You’d like to use multiple backs. You look at the pounding the running backs take these days and how physical the game is. One back carrying the load all the time makes it awful difficult to stay healthy and sustain success over a season. I think you can accomplish the same things as an offense and get more guys touches.
It’s spring, so of course there’s an open competition.
As capable as the next guy, Smith should get his share of looks as Nussmeier and Brady Hoke further develop running strategy, which could easily flourish with Smith as the lead act.
Winged Helmet to Winged Helmet
Despite Team 134’s agonizingly inefficient rushing attack, there were late positives—Green and Smith.
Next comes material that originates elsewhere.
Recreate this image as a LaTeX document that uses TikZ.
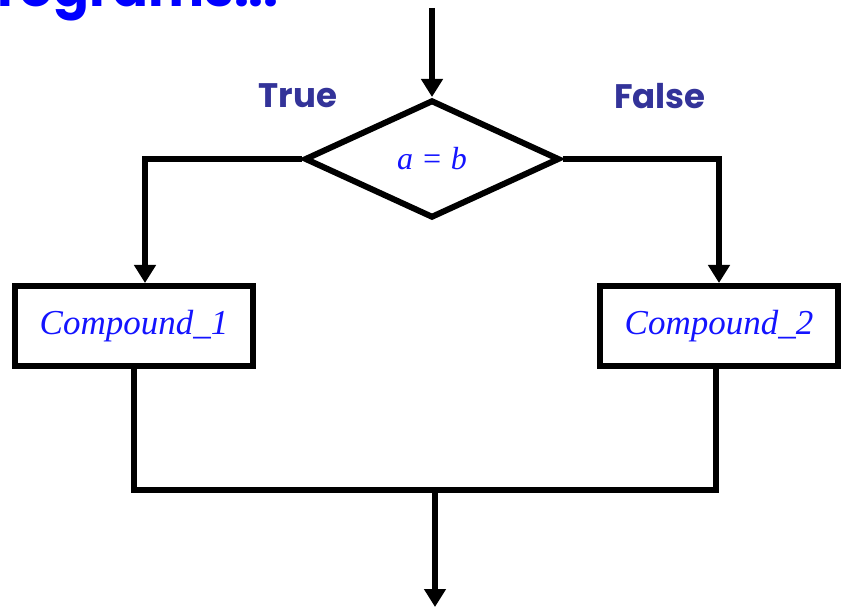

Honestly, Nussmeier can't go wrong with either one. And as mentioned above, he plans to fully extend his resources.
Plenty of totes are on the way.
In 2013, neither back was given a true chance to excel. Al Borges, Nussmeier's predecessor, absolutely refused to let anyone but Fitz Toussaint have carries during the heart of the schedule—and that's when the Wolverines' run game appeared at its weakest.
The following table compares Smith's freshman limited numbers to those of Green:
|Stats via MGoBlue.com; Green's 40 time via 247Sports, Smith's via MGoBlog|
This table highlights noteworthy efforts:
|Break Out When You Can|
|Player||Good Game||Good Game||Good Game|
|Smith||8 carries, 41 yards vs. Northwestern, W 27-19||7 carries, 57 yards vs. Ohio State, L 42-41||N/A|
|Green||19 carries, 79 yards, vs. Northwestern, W 27-19||12 carries, 47 yards vs. Ohio State, L 42-41||11 carries, 58 yards, 1 TD vs. Central Michigan, W 59-9|
|ESPN Game Logs|
As the evidence shows, stat-wise, neither were blockbuster runners this past fall.
However, the paltry lines were most definitely products of poor player management and a reluctant, stubborn coordinator. They're far more efficient and exciting than the samples suggest.
This past fall, pass blocking from anyone wearing maize and blue was scarce—linemen were terrible, tight ends had issues and running backs certainly weren't offering much assistance.
That being said, based on appearances, Smith showed promise in that department.
Green is more of a giver, whereas Smith seems to be comfortable in either situation. By virtue of talent, it'd be easy to view Smith as the lead-blocker type for Green, the "featured" runner of the set.
But be careful when attempting to cast the former Warren Howland star.
He's more than a speed bump for linebackers trying to sack the quarterback or nail Green—he's a multidimensional threat waiting to be let loose.
As soon as he was announced as the new guy, his old work was reviewed.
Needless to say, researchers weren't disappointed. Nussmeier's track record with running backs such as Eddie Lacy, T.J. Yeldon, Jalston Fowler, Dee Hart (remember him?) and Altee Tenpenny, among others, spoke for itself.
Alabama may have had NFL-ready O-lines, but it also had NFL-ready backs.
Nussmeier obviously realized something rather simple, and he ran with it—pairing quick, instinctive runners with size behind big athletic guys up front equals lots of yards and touchdowns.
Practical with his approach, Nussmeier intelligently distributed carries and allowed for development. He rarely fed the ball to an incapable suitor.
Whomever had the hot feet received the work. That's how Michigan's offense should have operated this past fall...but with Nussmeier, perhaps later is better than never.
A relationship with a player-minded, results-oriented coordinator should catapult Smith this season—if not past Green, with him to the top in terms of team production.
Together, they can restore power to the backfield.
But one of them must lead, and it doesn't necessarily have to be Green.